Dieses Phänomen erklärt aber leider auch, wie es zu Fehlentwicklungen in der menschlichen Geschichte kam, bedingt durch das Auftreten von Super-Schurken und deren Organisationen. Solche Individuen haben selten noch etwas Menschliches an sich, glauben Sie mir.” Sollte ich jetzt noch mehr ins Detail gehen oder ging das schon zu weit? Gerade jetzt waren Zweifel nicht angebracht. Also fuhr ich fort.

“Die Mehrheit der vernebelten Helden führt einfach nur ein Durchschnittsleben. Ihre Fertigkeiten schlummern vor sich hin. Zumindest nehmen wir das an. Genauere Untersuchungen sind gar nicht erst möglich. Bei anderen Lebensformen, die, sagen wir, etwas ursprünglicher geblieben sind, geschieht diese Vernebelung viel seltener. Auf Grund des höheren Trainingsaufwandes und der Spezialkursen, sind jedoch nur recht wenige derartige Agenten auf der Erde unterwegs. Einer davon ist unser Therapie-Hund Held, über den ich im letzten Audio-Blog bereits berichtet habe.” Es machte kurz Klack und meine Assistentin meldete sich zu Wort:

“He Chef, bist jetzt habe ich das sauber im Kasten - klingt richtig gut. Zählen sie lautlos bis drei und es kann mit Teil zwei weitergehen.”

Eins, zwei, …

“Die Wissenschaftler der Akademie, im Dienste der Dachorganisation auf unserer Heimatwelt, dessen langjähriger Leiter ich derzeit bin, waren nicht untätig und haben die Ursache für dieses lästige Vergessen gefunden. Es handelt sich hierbei um einen feinstofflichen Täuschungsnebel, der der irdischen Atmosphäre beigesetzt wurde. Entgegen des terrestrischen Irrglaubens, dass Wissenschaft allmächtig und allwissend sei, schafften es auch unsere Experten nicht, die Wirkung des Nebels zu neutralisieren.

Während wir die Neigung der Menschen positiv auf die Wirkung des feinstofflichen Nebels zu reagieren und bereits kurz nach der Geburt ihr zu erlegen, als Folge eines natürlichen Prozesses betrachten, so sollten sich unsere Agenten weitaus resistenter erweisen. Dies war bis vor einigen Jahren auch der Fall, mutmaßen wir. Die Tatsache, dass dies nicht mehr so sei, deutet auf eine manipulatorische Instanz hin, die unsere Bemühungen entgegenwirkt und dessen Urheberschaft wir noch nicht in der Lage waren, zuzuschreiben.”

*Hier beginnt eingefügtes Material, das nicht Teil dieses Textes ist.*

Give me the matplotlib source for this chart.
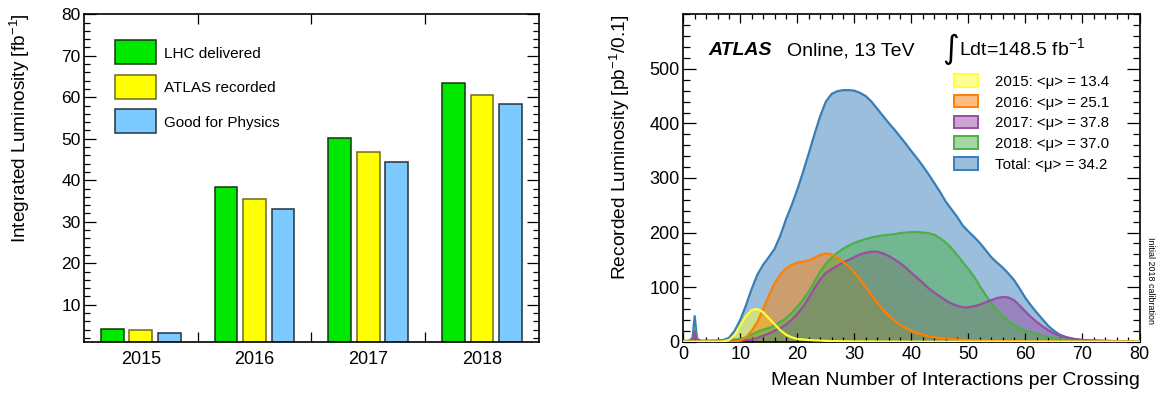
import matplotlib
matplotlib.use("Agg")
import matplotlib.pyplot as plt
from matplotlib.patches import Rectangle
from matplotlib.ticker import MultipleLocator, FixedLocator

plt.rcParams['font.family'] = ['Liberation Sans', 'DejaVu Sans']
plt.rcParams['mathtext.fontset'] = 'custom'
plt.rcParams['mathtext.rm'] = 'Liberation Sans'
plt.rcParams['mathtext.it'] = 'Liberation Sans:italic'
plt.rcParams['mathtext.bf'] = 'Liberation Sans:bold'

# ---------------- data: left panel ----------------
years = ["2015", "2016", "2017", "2018"]
lhc_delivered = [4.2, 38.5, 50.2, 63.4]
atlas_recorded = [3.9, 35.6, 46.9, 60.6]
good_for_physics = [3.2, 33.0, 44.3, 58.5]
bar_labels = ["LHC delivered", "ATLAS recorded", "Good for Physics"]

# ---------------- data: right panel ----------------
mu = [0, 1, 1.6, 2, 2.4, 3] + list(range(4, 73)) + [74, 76, 78, 80]

lumi_total = [1, 2, 6, 47, 6, 2,
              2, 2, 2, 3, 7, 20, 40, 67, 97, 123, 141, 155, 170, 194, 224, 250, 279, 311, 345, 380, 413,
              440, 454, 459, 461, 461, 460, 456, 450, 440, 427, 414, 401, 389, 376, 363, 349, 336, 322,
              307, 291, 275, 257, 243, 229, 213, 202, 192, 181, 168, 155, 145, 136, 125, 113, 97, 80,
              66, 53, 41, 29, 20, 13, 9, 6, 4, 3, 2.5, 2,
              1.5, 1, 0.5, 0]
lumi_2018 = [0, 0, 2, 26, 2, 1,
             1, 1, 2, 2, 3, 4, 5, 8, 13, 18, 22, 25, 30, 36, 43, 53, 64, 77, 92, 110, 128,
             143, 154, 163, 170, 176, 181, 185, 188, 191, 193, 195, 196, 197, 199, 200, 201, 201, 200,
             199, 196, 190, 182, 172, 159, 146, 133, 119, 102, 86, 71, 58, 47, 38, 31, 25, 20,
             17, 14, 11, 9, 7, 5, 4, 3, 2.5, 2, 1.5, 1.2,
             1, 0.5, 0.3, 0]
lumi_2017 = [0, 0, 1, 20, 1, 0,
             0, 0, 0, 0.5, 1, 1, 2, 3, 4, 7, 11, 15, 20, 25, 31, 40, 51, 64, 80, 98, 114,
             126, 133, 139, 145, 150, 155, 160, 163, 165, 165, 162, 157, 151, 144, 136, 126, 117, 108,
             98, 90, 83, 76, 70, 66, 63, 63, 65, 68, 72, 76, 80, 82, 81, 76, 66, 55,
             45, 36, 28, 21, 15, 11, 8, 6, 4.5, 3, 2.5, 2,
             1.5, 1, 0.5, 0]
lumi_2016 = [0, 0, 0, 0, 0, 0,
             0, 0, 0, 0, 0, 0.5, 2, 8, 20, 36, 60, 84, 107, 123, 134, 141, 145, 147, 149, 154, 159,
             162, 160, 154, 146, 138, 127, 114, 100, 86, 72, 59, 48, 39, 31, 25, 20, 16, 13,
             10, 8, 7, 6, 5, 4, 3.5, 3, 2.5, 2, 2, 1.5, 1.5, 1, 1, 1, 0.8, 0.6,
             0.5, 0.5, 0.4, 0.3, 0.3, 0.2, 0.2, 0.1, 0.1, 0.1, 0, 0,
             0, 0, 0, 0]
lumi_2015 = [0, 0, 0, 0, 0, 0,
             0, 0, 0, 0.5, 3, 12, 30, 47, 58, 60, 54, 43, 32, 21, 13, 8, 5, 4, 3, 2.5, 2,
             1.5, 1, 1, 0.8, 0.6, 0.5, 0.4, 0.3, 0.3, 0.2, 0.2, 0.1, 0.1, 0.1, 0, 0, 0, 0,
             0, 0, 0, 0, 0, 0, 0, 0, 0, 0, 0, 0, 0, 0, 0, 0, 0, 0,
             0, 0, 0, 0, 0, 0, 0, 0, 0, 0, 0, 0,
             0, 0, 0, 0]
series_labels = ["2015: <\u03bc> = 13.4", "2016: <\u03bc> = 25.1", "2017: <\u03bc> = 37.8",
                 "2018: <\u03bc> = 37.0", "Total: <\u03bc> = 34.2"]

W, H = 1162, 398
fig = plt.figure(figsize=(W / 100, H / 100), dpi=100)


def fx(x):
    return x / W


def fy(y):
    return 1 - y / H


top_px, bot_px = 14.3, 341.7
ax1 = fig.add_axes([fx(84), fy(bot_px), (538.8 - 84) / W, (bot_px - top_px) / H])
ax2 = fig.add_axes([fx(683.3), fy(bot_px), (1139.5 - 683.3) / W, (bot_px - top_px) / H])

# ---------------- left panel ----------------
bar_colors = ['#00e800', '#ffff00', '#7ccaff']
edge_colors = ['#123812', '#6e6a22', '#24323e']
x_idx = list(range(len(years)))
width = 0.2
for k, (vals, c, ec) in enumerate(zip([lhc_delivered, atlas_recorded, good_for_physics],
                                      bar_colors, edge_colors)):
    ax1.bar([i + (k - 1) * 0.25 for i in x_idx], vals, width=width, color=c,
            edgecolor=ec, linewidth=1.1, zorder=2)
ax1.set_xlim(-0.5, 3.5)
ax1.set_ylim(1.1, 80)
ax1.set_xticks([0.5, 1.5, 2.5])
ax1.set_xticklabels([])
ax1.set_xticks(x_idx, minor=True)
ax1.set_xticklabels(years, minor=True, fontsize=13)
ax1.tick_params(axis='x', which='major', direction='in', top=True, bottom=True,
                length=7.2, width=0.9)
ax1.tick_params(axis='x', which='minor', length=0, pad=7.0)
ax1.yaxis.set_major_locator(FixedLocator([10, 20, 30, 40, 50, 60, 70, 80]))
ax1.yaxis.set_minor_locator(MultipleLocator(2))
ax1.tick_params(axis='y', which='both', direction='in', left=True, right=True, width=0.9)
ax1.tick_params(axis='y', which='major', length=8.6, labelsize=12.5, pad=2.4)
ax1.tick_params(axis='y', which='minor', length=4.3)
for s in ax1.spines.values():
    s.set_linewidth(1.2)

fig.text(fx(20), fy(13.3), "Integrated Luminosity [fb$^{-1}$]", rotation=90,
         ha='center', va='top', fontsize=13.7)

# left legend
leg_rows = [(40.3, 64.3), (75, 99), (109, 133.3)]
for (y0, y1), c, ec, lab in zip(leg_rows, bar_colors, edge_colors, bar_labels):
    fig.add_artist(Rectangle((fx(115), fy(y1)), (155.7 - 115) / W, (y1 - y0) / H,
                             transform=fig.transFigure, facecolor=c, edgecolor=ec, lw=1.1))
    fig.text(fx(164), fy((y0 + y1) / 2 + 5.5), lab, ha='left', va='baseline', fontsize=11)

# ---------------- right panel ----------------
set1 = {'2015': '#ffff33', '2016': '#ff7f00', '2017': '#984ea3', '2018': '#4daf4a', 'tot': '#377eb8'}
curves = [(lumi_total, set1['tot']), (lumi_2015, set1['2015']), (lumi_2016, set1['2016']),
          (lumi_2017, set1['2017']), (lumi_2018, set1['2018'])]
for vals, c in curves:
    ax2.fill_between(mu, 0, vals, color=c, alpha=0.5, linewidth=0, zorder=1)
for vals, c in [curves[0], curves[4], curves[3], curves[2], curves[1]]:
    ax2.plot(mu, vals, color=c, lw=1.6, zorder=3, solid_joinstyle='round')

ax2.set_xlim(0, 80)
ax2.set_ylim(0, 600)
ax2.xaxis.set_major_locator(MultipleLocator(10))
ax2.xaxis.set_minor_locator(MultipleLocator(2))
ax2.yaxis.set_major_locator(FixedLocator([0, 100, 200, 300, 400, 500]))
ax2.yaxis.set_minor_locator(MultipleLocator(20))
ax2.tick_params(which='both', direction='in', top=True, right=True, width=0.9)
ax2.tick_params(axis='x', which='major', length=6.8, labelsize=13, pad=3.1)
ax2.tick_params(axis='x', which='minor', length=3.4)
ax2.tick_params(axis='y', which='major', length=9.4, labelsize=13, pad=2.8)
ax2.tick_params(axis='y', which='minor', length=4.7)
for s in ax2.spines.values():
    s.set_linewidth(1.2)

fig.text(fx(619.5), fy(15), "Recorded Luminosity [pb$^{-1}$/0.1]", rotation=90,
         ha='center', va='top', fontsize=13.8)
fig.text(fx(1139.7), fy(385), "Mean Number of Interactions per Crossing",
         ha='right', va='baseline', fontsize=14)
fig.text(fx(1151), fy(237), "Initial 2018 calibration", rotation=-90,
         ha='center', va='top', fontsize=6.4)

fig.text(fx(708), fy(55.3), "ATLAS", fontsize=14, fontweight='bold', fontstyle='italic',
         ha='left', va='baseline')
fig.text(fx(787.3), fy(55.3), "Online, 13 TeV", fontsize=14, ha='left', va='baseline')
fig.text(fx(958.5), fy(49), "\u222b", fontsize=23, ha='right', va='center',
         family=['DejaVu Sans'])
fig.text(fx(959.3), fy(55.3), "Ldt=148.5 fb$^{-1}$", fontsize=14, ha='left', va='baseline')

# right legend
rows = [(74, 86.7), (95, 107.3), (115.7, 128.3), (136, 149), (156.7, 169.7)]
leg_cols = [set1['2015'], set1['2016'], set1['2017'], set1['2018'], set1['tot']]
for (y0, y1), c, lab in zip(rows, leg_cols, series_labels):
    fig.add_artist(Rectangle((fx(954.3), fy(y1)), (978.3 - 954.3) / W, (y1 - y0) / H,
                             transform=fig.transFigure, facecolor=c, alpha=0.5, lw=0))
    fig.add_artist(Rectangle((fx(954.3), fy(y1)), (978.3 - 954.3) / W, (y1 - y0) / H,
                             transform=fig.transFigure, facecolor='none', edgecolor=c, lw=1.4))
    fig.text(fx(995), fy((y0 + y1) / 2 + 5.4), lab, ha='left', va='baseline', fontsize=10.8)

fig.savefig("out.png", dpi=100)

So, gleich haben wir’s. Bloß nicht den roten Faden verlieren.

“Es sei zuletzt noch erwähnt: Prinzipiell werden Helden in Form von Agenten dorthin ausgesandt, wo man sie braucht. Ein Hund wurde beispielsweise in erster Linie von der Dachorganisation als Therapeut für jene Helden fest eingestellt, die sich gerade im Einsatz befanden.

Nachdem aber in den letzten Jahren so wenige Agenten den aktiven Dienst vor Ort unbeschadet antraten, aktualisierte man sein Spacebook Profil.”

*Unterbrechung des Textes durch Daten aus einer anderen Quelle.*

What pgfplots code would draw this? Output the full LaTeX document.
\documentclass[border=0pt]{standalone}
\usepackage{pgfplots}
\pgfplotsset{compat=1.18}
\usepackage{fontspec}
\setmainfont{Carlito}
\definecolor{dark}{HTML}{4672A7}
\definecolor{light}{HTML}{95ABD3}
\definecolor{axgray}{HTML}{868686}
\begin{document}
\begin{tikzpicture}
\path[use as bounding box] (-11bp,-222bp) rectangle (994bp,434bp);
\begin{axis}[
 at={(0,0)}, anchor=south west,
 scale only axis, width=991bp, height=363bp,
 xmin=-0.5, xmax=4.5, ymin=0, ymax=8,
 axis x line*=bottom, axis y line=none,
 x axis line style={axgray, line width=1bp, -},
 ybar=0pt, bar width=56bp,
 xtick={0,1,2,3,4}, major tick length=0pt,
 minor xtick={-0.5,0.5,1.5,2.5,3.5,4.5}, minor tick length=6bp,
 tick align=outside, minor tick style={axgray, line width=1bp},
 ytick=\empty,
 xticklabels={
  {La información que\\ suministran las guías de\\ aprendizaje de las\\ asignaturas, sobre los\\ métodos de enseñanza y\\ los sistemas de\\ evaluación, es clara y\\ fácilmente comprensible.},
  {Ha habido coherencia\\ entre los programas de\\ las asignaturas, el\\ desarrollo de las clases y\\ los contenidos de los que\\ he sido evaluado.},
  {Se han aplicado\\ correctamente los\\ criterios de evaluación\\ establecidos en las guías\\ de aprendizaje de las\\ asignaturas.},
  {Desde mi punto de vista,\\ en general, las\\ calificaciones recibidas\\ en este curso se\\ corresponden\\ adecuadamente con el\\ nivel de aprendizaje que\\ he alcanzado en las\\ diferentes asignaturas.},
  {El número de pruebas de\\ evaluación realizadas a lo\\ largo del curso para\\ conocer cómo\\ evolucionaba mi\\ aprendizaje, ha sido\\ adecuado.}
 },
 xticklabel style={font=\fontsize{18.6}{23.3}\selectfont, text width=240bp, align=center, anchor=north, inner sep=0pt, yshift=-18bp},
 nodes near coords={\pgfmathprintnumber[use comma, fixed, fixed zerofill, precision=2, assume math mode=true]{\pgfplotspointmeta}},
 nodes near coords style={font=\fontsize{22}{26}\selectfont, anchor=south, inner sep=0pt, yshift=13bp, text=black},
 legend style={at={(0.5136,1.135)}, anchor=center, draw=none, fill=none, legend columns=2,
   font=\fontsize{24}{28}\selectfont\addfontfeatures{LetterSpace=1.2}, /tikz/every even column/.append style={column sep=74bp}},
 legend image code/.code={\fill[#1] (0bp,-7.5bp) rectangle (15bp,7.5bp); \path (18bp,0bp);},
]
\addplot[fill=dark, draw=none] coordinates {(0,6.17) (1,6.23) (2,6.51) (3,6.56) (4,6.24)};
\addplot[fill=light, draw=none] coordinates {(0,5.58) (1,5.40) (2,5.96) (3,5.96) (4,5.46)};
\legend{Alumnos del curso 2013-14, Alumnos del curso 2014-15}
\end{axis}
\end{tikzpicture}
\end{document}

Jetzt kam ich spürbar ins Schwitzen, ich fühlte mich beim nächsten Punkt irgendwie persönlich angesprochen.

“Ich brauche es Ihnen sicher nicht näher zu erläutern, aber ich tue es dennoch, für die weniger Technik affinen unter Ihnen: Spacebook ist die zentrale Helden-Datenbank, Breaking News Kanal und beliebtes Kommunikationsmittel der Helden-Dachorganisation zugleich. Nur um das klarzustellen: Ähnlich klingende Formate sind nur primitive Kopien, betreut durch ehemalige Agenten, die der Wirkung des Nebels verfielen und sich gänzlich vergaßen.

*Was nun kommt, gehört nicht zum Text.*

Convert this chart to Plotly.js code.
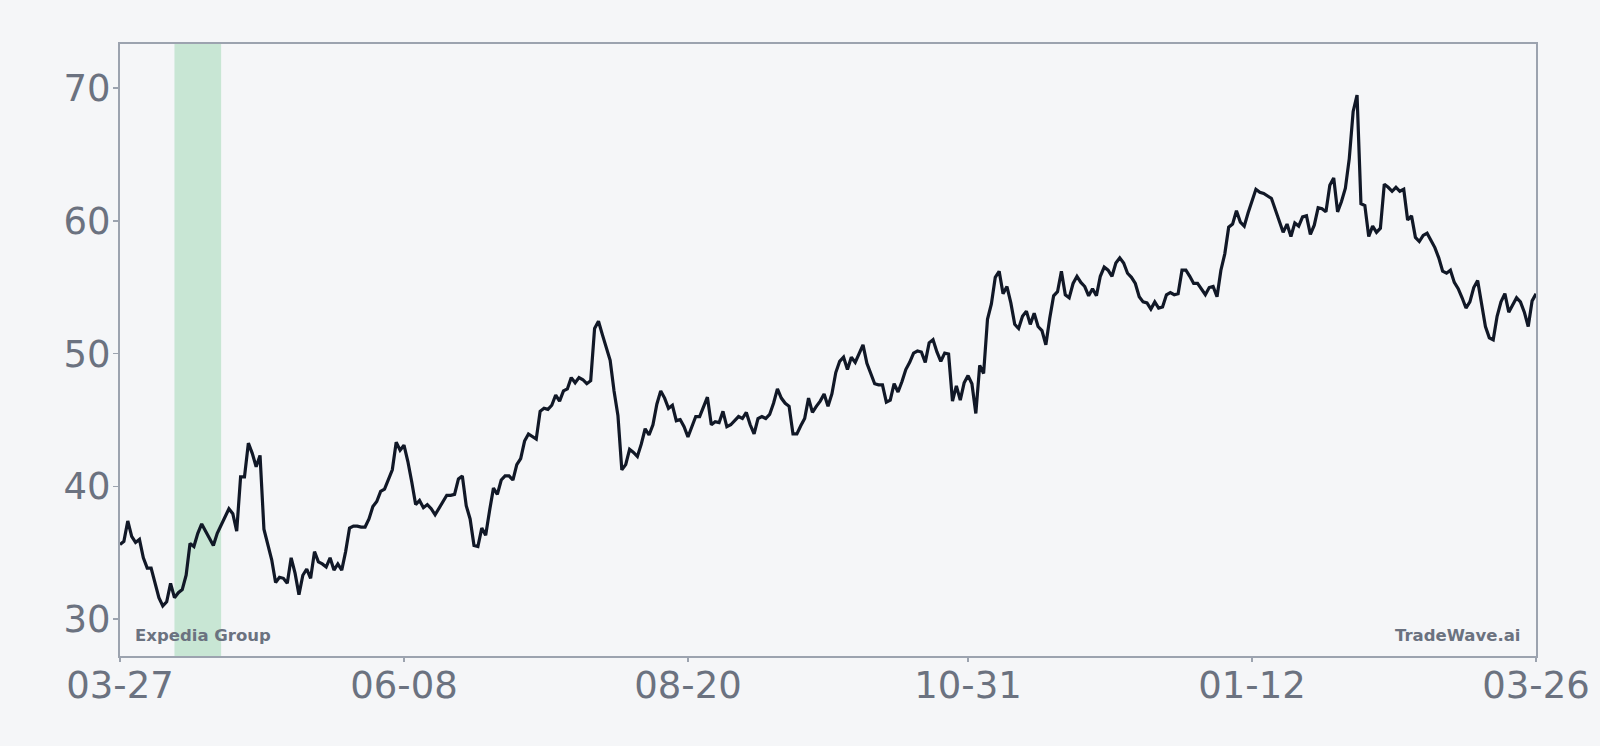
<!DOCTYPE html>
<html>
<head>
<meta charset="utf-8">
<script src="https://cdn.plot.ly/plotly-3.0.1.min.js"></script>
<style>
  html, body { margin: 0; padding: 0; background: #f5f6f8; }
  #chart { width: 1600px; height: 746px; }
</style>
</head>
<body>
<div id="chart"></div>
<script>
// days after 2024-03-27
var dayOffsets = [
  0,1,2,3,4,5,6,7,8,9,10,11,12,13,14,15,16,17,18,19,20,21,22,24,25,27,28,29,30,31,
  32,33,34,35,36,37,38,39,40,41,42,43,44,45,46,47,48,49,50,51,52,53,54,55,56,57,58,59,60,61,
  62,63,64,65,66,67,68,69,70,71,72,73,74,75,76,77,78,79,80,81,82,83,84,85,86,87,88,89,90,91,
  92,93,94,95,96,97,98,99,100,101,102,103,104,105,107,108,109,110,111,112,113,114,115,116,117,118,119,120,121,122,
  123,124,125,126,127,128,129,130,131,132,133,134,135,136,137,138,139,140,141,142,143,144,145,146,147,148,149,150,151,152,
  153,154,155,156,157,159,160,161,162,163,164,165,166,167,168,169,170,171,172,173,174,175,176,177,178,179,180,181,182,183,
  184,185,186,187,188,189,191,192,193,194,195,196,197,198,199,200,201,202,203,204,205,206,207,208,209,210,211,212,213,214,
  215,216,217,218,219,220,221,222,223,224,225,226,227,228,229,230,231,232,233,234,235,236,237,238,239,240,241,242,243,244,
  245,246,247,248,249,250,251,252,253,254,255,256,257,258,259,260,261,262,263,264,265,266,267,268,269,270,271,272,273,274,
  275,276,277,278,279,280,281,282,283,284,285,286,287,288,289,290,291,292,293,294,296,297,298,299,300,301,302,303,304,305,
  306,307,308,309,310,311,312,313,314,315,316,317,318,319,320,321,322,323,324,325,326,327,328,329,330,331,332,333,334,335,
  336,338,339,340,341,342,343,344,345,346,347,348,349,350,351,352,353,354,355,356,357,359,360,361,362,363,364
];

var prices = [
  35.63,35.86,37.40,36.24,35.78,36.01,34.62,33.85,33.85,32.77,31.62,31.00,31.31,32.70,31.62,32.00,32.23,33.31,35.70,35.47,36.47,37.17,36.63,35.55,36.47,37.78,38.32,37.94,36.63,40.71,
  40.71,43.26,42.49,41.48,42.33,36.78,35.63,34.47,32.77,33.16,33.08,32.70,34.62,33.47,31.85,33.31,33.78,33.08,35.09,34.32,34.16,33.93,34.62,33.70,34.16,33.70,35.09,36.86,37.01,37.01,
  36.94,36.94,37.55,38.48,38.86,39.63,39.79,40.48,41.25,43.33,42.72,43.10,41.87,40.33,38.63,38.94,38.40,38.63,38.32,37.86,38.32,38.79,39.33,39.33,39.40,40.56,40.79,38.55,37.55,35.55,
  35.47,36.86,36.32,38.17,39.87,39.40,40.48,40.79,40.79,40.48,41.64,42.10,43.41,43.95,43.56,45.65,45.88,45.80,46.11,46.88,46.42,47.19,47.34,48.19,47.80,48.19,48.03,47.73,47.96,51.89,
  52.43,51.43,50.50,49.50,47.19,45.34,41.25,41.64,42.79,42.56,42.25,43.18,44.34,43.87,44.64,46.19,47.19,46.65,45.88,46.11,44.95,45.03,44.49,43.72,44.49,45.26,45.26,45.95,46.72,44.64,
  44.87,44.80,45.65,44.49,44.64,45.26,45.11,45.57,44.64,43.95,45.11,45.26,45.11,45.42,46.26,47.34,46.65,46.26,46.03,43.95,43.95,44.57,45.11,46.65,45.57,46.03,46.42,46.96,46.03,46.96,
  48.57,49.42,49.73,48.80,49.73,49.34,50.66,49.27,48.57,47.73,47.65,47.65,46.34,46.49,47.73,47.11,47.88,48.80,49.34,50.04,50.19,50.12,49.34,50.81,51.04,50.12,49.42,50.04,49.96,46.42,
  47.57,46.49,47.80,48.34,47.73,45.49,49.11,48.50,52.58,53.74,55.74,56.20,54.51,55.05,53.82,52.20,51.89,52.81,53.20,52.20,53.04,52.04,51.73,50.66,52.66,54.35,54.66,56.20,54.43,54.20,
  55.28,55.82,55.36,55.05,54.35,54.89,54.35,55.82,56.51,56.28,55.82,56.82,57.21,56.82,56.05,55.74,55.28,54.28,53.89,53.82,53.35,53.89,53.43,53.51,54.43,54.59,54.43,54.51,56.28,56.28,
  55.82,55.28,55.28,54.82,54.43,54.97,55.05,54.28,56.28,57.51,59.52,59.75,60.75,59.90,59.60,60.60,61.45,62.37,62.14,62.06,61.68,60.83,60.13,59.13,59.75,58.82,59.83,59.60,60.29,60.37,
  58.98,59.67,60.98,60.91,60.67,62.68,63.22,60.67,61.45,62.45,64.68,68.23,69.46,61.29,61.14,58.82,59.60,59.13,59.44,62.76,62.52,62.22,62.52,62.22,62.37,60.06,60.37,58.75,58.44,58.90,
  59.06,57.98,57.21,56.20,56.05,56.28,55.36,54.89,54.20,53.43,53.89,54.97,55.51,53.58,52.04,51.19,51.04,52.81,53.89,54.51,53.12,54.20,53.89,53.12,52.04,53.97,54.50
];

var tickDates = ['2024-03-27', '2024-06-08', '2024-08-20', '2024-10-31', '2025-01-12', '2025-03-26'];
var tickLabels = ['03-27', '06-08', '08-20', '10-31', '01-12', '03-26'];
var bandStart = '2024-04-10';
var bandEnd = '2024-04-22';
var yTicks = [30, 40, 50, 60, 70];

var start = Date.UTC(2024, 2, 27);
var dates = dayOffsets.map(function (d) {
  return new Date(start + d * 86400000).toISOString().slice(0, 10);
});

var grey = '#6b7280';
var frame = '#9ca3af';
var font = 'DejaVu Sans, Verdana, sans-serif';

var trace = {
  x: dates,
  y: prices,
  type: 'scatter',
  mode: 'lines',
  line: { color: '#111827', width: 3.2 },
  hoverinfo: 'x+y'
};

var layout = {
  width: 1600,
  height: 746,
  margin: { l: 120, r: 64, t: 44, b: 90 },
  paper_bgcolor: '#f5f6f8',
  plot_bgcolor: '#f5f6f8',
  showlegend: false,
  xaxis: {
    type: 'date',
    range: [tickDates[0], tickDates[tickDates.length - 1]],
    tickvals: tickDates,
    ticktext: tickLabels,
    ticks: 'outside',
    ticklen: 4,
    tickwidth: 1.5,
    tickcolor: frame,
    ticklabelstandoff: -8,
    tickfont: { family: font, size: 37, color: grey },
    showgrid: false,
    zeroline: false,
    showline: true,
    mirror: true,
    linecolor: frame,
    linewidth: 2
  },
  yaxis: {
    range: [27.23, 73.31],
    tickvals: yTicks,
    ticks: 'outside',
    ticklen: 5,
    tickwidth: 1.5,
    tickcolor: frame,
    ticklabelstandoff: -5,
    tickfont: { family: font, size: 37, color: grey },
    showgrid: false,
    zeroline: false,
    showline: true,
    mirror: true,
    linecolor: frame,
    linewidth: 2
  },
  shapes: [{
    type: 'rect',
    xref: 'x',
    yref: 'paper',
    x0: bandStart,
    x1: bandEnd,
    y0: 0,
    y1: 1,
    fillcolor: '#c8e6d4',
    line: { width: 0 },
    layer: 'below'
  }],
  annotations: [
    {
      text: '<b>Expedia Group</b>',
      xref: 'paper', yref: 'paper',
      x: 0, y: 0,
      xanchor: 'left', yanchor: 'bottom',
      xshift: 13, yshift: 9,
      showarrow: false,
      font: { family: font, size: 16.5, color: grey }
    },
    {
      text: '<b>TradeWave.ai</b>',
      xref: 'paper', yref: 'paper',
      x: 1, y: 0,
      xanchor: 'right', yanchor: 'bottom',
      xshift: -14, yshift: 9,
      showarrow: false,
      font: { family: font, size: 16.5, color: grey }
    }
  ]
};

Plotly.newPlot('chart', [trace], layout, { displayModeBar: false, staticPlot: true });
</script>
</body>
</html>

Seit einigen Jahren ist kein Sprung auf die Erde durch Erfolg gekrönt worden: Ein junger Agent, den wir bald aus der Heldenakademie entlassen werden, wird hoffentlich wohlbehalten am Zielort seiner Mission ankommen, ohne das Wissen um seiner neu einstudierten Identität zu verlieren. Wir wünschen dem jungen Aerik an dieser Stelle viel Glück bei seinem Unterfangen! Dabei werden wir ihn selbstredend, wenn es so weit ist, aktiv mit allen zur Verfügung stehenden Mittel, guten Ratschlägen und vor-Ort-Personal unterstützen. Ich danke Ihnen, für Ihre Aufmerksamkeit. Das war’s auch für diese Woche. Wir hören uns bald wieder. Beste Grüße Ihr, IchBin(s).”

Es war vollbracht. Ich schloss die Augen, mein Rücken entspannte sich wieder. Ich hatte für heute wahrlich Heldenhaftes vollbracht!